The nearly insurmountable challenge of a 19th-Century novel

This post is a twofer. Two reviews for the price of one. This is because I have very little to say about the first novel I selected to fulfill the 19th-Century category of the 2016-17 Classics Challenge.

courage.jpgAfter living a month or so inside the head of the Rebels while reading “Gone With the Wind,” I thought I’d spend some time with the actual winners of the Civil War (though are there really any winners in war?) by reading Stephen Crane’s 1895 novel “The Red Badge of Courage.” I’d liked his short stories (especially “The Open Boat”) and was eager to read it.
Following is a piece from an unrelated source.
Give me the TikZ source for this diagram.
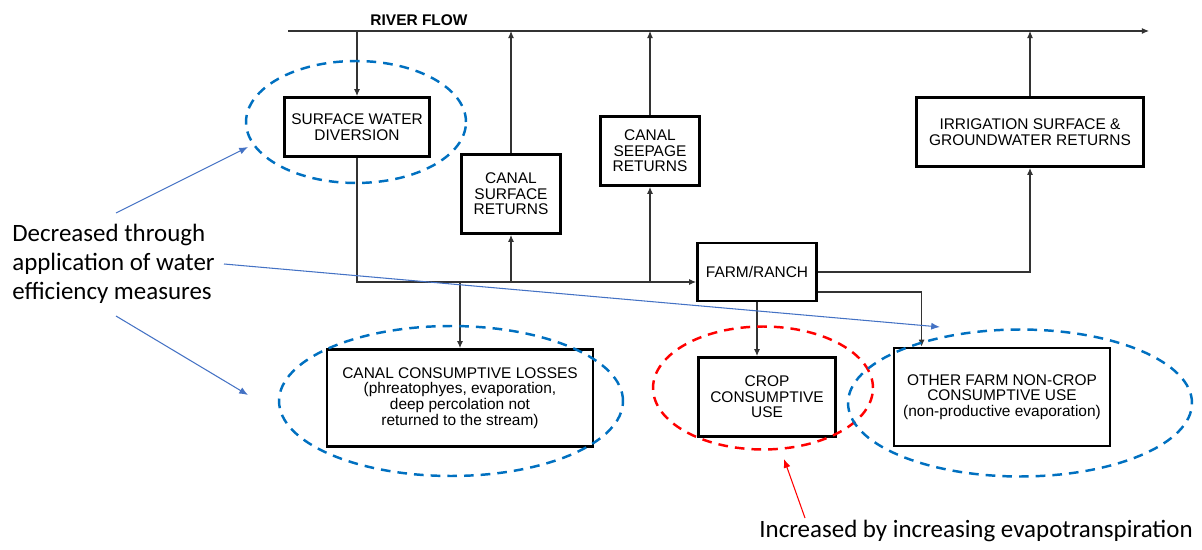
\documentclass[tikz,border=0pt]{standalone}
\usepackage{fontspec}
\setmainfont{Liberation Sans}
\newfontfamily\calibri{Carlito}
\usetikzlibrary{positioning, calc, arrows.meta, shapes.geometric}
\definecolor{dashblue}{RGB}{0,112,192}
\definecolor{noteblue}{RGB}{68,114,196}

\begin{document}
\begin{tikzpicture}
    [x=0.02cm, y=-0.02cm,
    flowbox/.style={rectangle, draw=black, line width=1.6pt, align=center, inner sep=2pt, font=\fontsize{8.8}{8.9}\selectfont},
    flowarrow/.style={draw=black!80, line width=0.6pt, -{Latex[length=4pt,width=3.4pt]}},
    ring/.style={ellipse, draw=dashblue, line width=1.4pt, dash pattern=on 5.5pt off 4pt, inner sep=0pt},
    notetext/.style={font=\calibri\fontsize{14.2}{16.4}\selectfont, inner sep=0pt},
    notearrow/.style={draw=noteblue, line width=0.6pt, -{Latex[length=5pt,width=4pt]}},]

    \useasboundingbox (0,0) rectangle (1202,550);

    %Nodes
    \node[flowbox, minimum width=2.9cm, minimum height=1.18cm](SWD) at (357,127){SURFACE WATER\\DIVERSION};
    \node[flowbox, minimum width=1.98cm, minimum height=1.58cm](CSR) at (511,194){CANAL\\SURFACE\\RETURNS};
    \node[flowbox, minimum width=1.98cm, minimum height=1.38cm](SEEP) at (650,151){CANAL\\SEEPAGE\\RETURNS};
    \node[flowbox, minimum width=4.54cm, minimum height=1.38cm](IRR) at (1030,132){IRRIGATION SURFACE \&\\GROUNDWATER RETURNS};
    \node[flowbox, minimum width=2.38cm, minimum height=1.16cm](FARM) at (757,272){FARM/RANCH};
    \node[flowbox, minimum width=5.32cm, minimum height=1.94cm](CCL) at (460,398){CANAL CONSUMPTIVE LOSSES\\(phreatophyes, evaporation,\\deep percolation not\\returned to the stream)};
    \node[flowbox, minimum width=2.74cm, minimum height=1.58cm](CROP) at (767,397){CROP\\CONSUMPTIVE\\USE};
    \node[flowbox, minimum width=4.32cm, minimum height=1.96cm](OTHER) at (1002,397){OTHER FARM NON-CROP\\CONSUMPTIVE USE\\(non-productive evaporation)};

    %River
    \coordinate (riverstart) at (288,31);
    \coordinate (riverend) at (1149,31);
    \draw[flowarrow](riverstart)--(riverend);

    %Lines
    \coordinate (farmin) at ($(FARM.west)+(0,10)$);
    \coordinate (farmout) at ($(FARM.east)+(0,20)$);
    \coordinate (otherin) at ($(OTHER.north west)+(29,0)$);
    \draw[flowarrow](SWD.north |- riverstart)--(SWD.north);
    \draw[flowarrow](CSR.north)--(CSR.north |- riverstart);
    \draw[flowarrow](SEEP.north)--(SEEP.north |- riverstart);
    \draw[flowarrow](IRR.north)--(IRR.north |- riverstart);

    \draw[flowarrow](SWD.south)|-(farmin);
    \draw[flowarrow](CSR.south |- farmin)--(CSR.south);
    \draw[flowarrow](SEEP.south |- farmin)--(SEEP.south);
    \draw[flowarrow](CCL.north |- farmin)--(CCL.north);

    \draw[flowarrow](FARM.east)-|(IRR.south);
    \draw[flowarrow](farmout)-|(otherin);
    \draw[flowarrow](FARM.south)--(FARM.south |- CROP.north);

    %Rings
    \node[ring, minimum width=4.4cm, minimum height=2.44cm](SWDring) at (356,122){};
    \node[ring, minimum width=6.88cm, minimum height=3cm](CCLring) at (451,401){};
    \node[ring, draw=red, minimum width=4.4cm, minimum height=2.46cm](CROPring) at (763,388){};
    \node[ring, minimum width=6.88cm, minimum height=2.94cm](OTHERring) at (1020,403){};

    %Labels
    \node[font=\bfseries\fontsize{8.8}{9}\selectfont](riverlabel) at (419,20){RIVER FLOW};
    \node[notetext, align=left, anchor=west](decreased) at (12,264){Decreased through\\application of water\\efficiency measures};
    \node[notetext](increased) at (976,531){Increased by increasing evapotranspiration};

    %Notes
    \coordinate (decA) at (116,213);
    \coordinate (decB) at (224,264);
    \coordinate (decC) at (116,316);
    \coordinate (toSWD) at (248,147);
    \coordinate (toOTHER) at (940,327);
    \coordinate (toCCL) at (248,395);
    \coordinate (incA) at (805,518);
    \coordinate (toCROP) at (784,459);
    \draw[notearrow](decA)--(toSWD);
    \draw[notearrow](decB)--(toOTHER);
    \draw[notearrow](decC)--(toCCL);
    \draw[notearrow, draw=red](incA)--(toCROP);

\end{tikzpicture}
\end{document}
I chose this book because it has been on my bookshelf for some 20 years and because it was short. It should have stayed on the bookshelf.

The opening of this short novel is quite beautiful and I looked forward to this story about a young volunteer who is scared shitless about war. Henry Fleming joined the Union army because he thought he would achieve glory, but what he has seen so far is just a helluva lot of sitting around.

“On the morrow, perhaps, there would be a battle, and he would be in it. For a time he was obliged to labor to make himself believe. He could not accept with assurance an omen that he was about to mingle in one of those great affairs of the earth,” Crain writes, perhaps expressing the feelings of every person about to enter battle. A little later: “It had suddenly appeared to him that perhaps in battle he might run. He was forced to admit that as far as war was concerned he knew nothing of himself.” Just lovely.

Of course, he runs, but this story isn’t about cowardice, it’s about how a boy discovers what kind of man he really is.

You’d think this was a slam-dunk for me: A personal story set amid a great event. And it’s short, too! But let me say that this book — despite being lauded for its realistic battle scenes and depictions of the horrors of war — was the biggest soporific I’ve read in years. I couldn’t make any traction. In two pages and I’d be asleep. Morning, noon or night, it didn’t matter. I could be hanging upside down in a freezing meat locker reading it and would still fall asleep. I finished, but only barely. Then, to ensure I didn’t miss anything, I read an online synopsis: Nope, got it all. And several catnaps, too.

But I was unfulfilled. So I read another 19th-Century novel, partly because I felt bad about not liking “Courage,” partly because I was being OCD and needed to fill in a gap and partly because it, too, was short.

scarlet.jpgA little more than a year ago, I was entirely captivated by Sir Arthur Conan Doyle’s “The Hound of the Baskervilles.” I chose it thinking it was the book that introduced Doyle’s groundbreaking character Sherlock Holmes. It wasn’t, which is why I decided to go back and read “A Study in Scarlet,” which was.

Here we meet Dr. Watson, an injured veteran of England’s war in Afghanistan, back home and looking for a roommate to make his meagre funds go farther. A friend knows of another down-on-his-luck man looking to share space but, he warns Watson, the dude’s a little crazy. They head over to a flat at 221B Baker Street and the rest, as they say, is history.

Watson is amazed by this eccentric man, Sherlock Holmes, and finds himself helping Sherlock simply because he has little else to do. Before long they are in the middle of a fascinating double murder investigation. Then, about halfway through the book they arrest the murderer. Wait, what?

In the second section of the novel, Doyle takes the reader to the western United States several years earlier when a man and a young girl are about to die of starvation in the desert. Then, as if by a miracle, they are rescued by an enormous wagon train of Mormons on their way to the promised land if anyone wants to call Utah that. While it seems jarring at first, a reader understands that this long (and intriguing) section will answer all questions about whodunit and why. It may be a bit ham handed, but it ultimately works.

Over the years this book has been controversial because of its depiction of Mormonism, which Doyle defended because he’d read unfavorable things about them in the newspapers. In later years, he reportedly apologized to the faith for painting them as kidnappers, vindictive killers and blackmailers.

I had just finished “Scarlet” and was doing research for this review when I saw that “Baskervilles” was actually the third novel featuring Holmes and Watson. So now I have to read “The Sign of the Four.” Then, I hope, my OCD will hibernate for a while. Eventually I will read “The Valley of Fear.” But not before I read the short stories. In order.

So many books…

Next up for the Classics Challenge 2016/17: A classic in translation. I have selected “The Black Tulip,” a short novel by Alexandre Dumas. My wife is reading it and she has good things to say about it. Onward!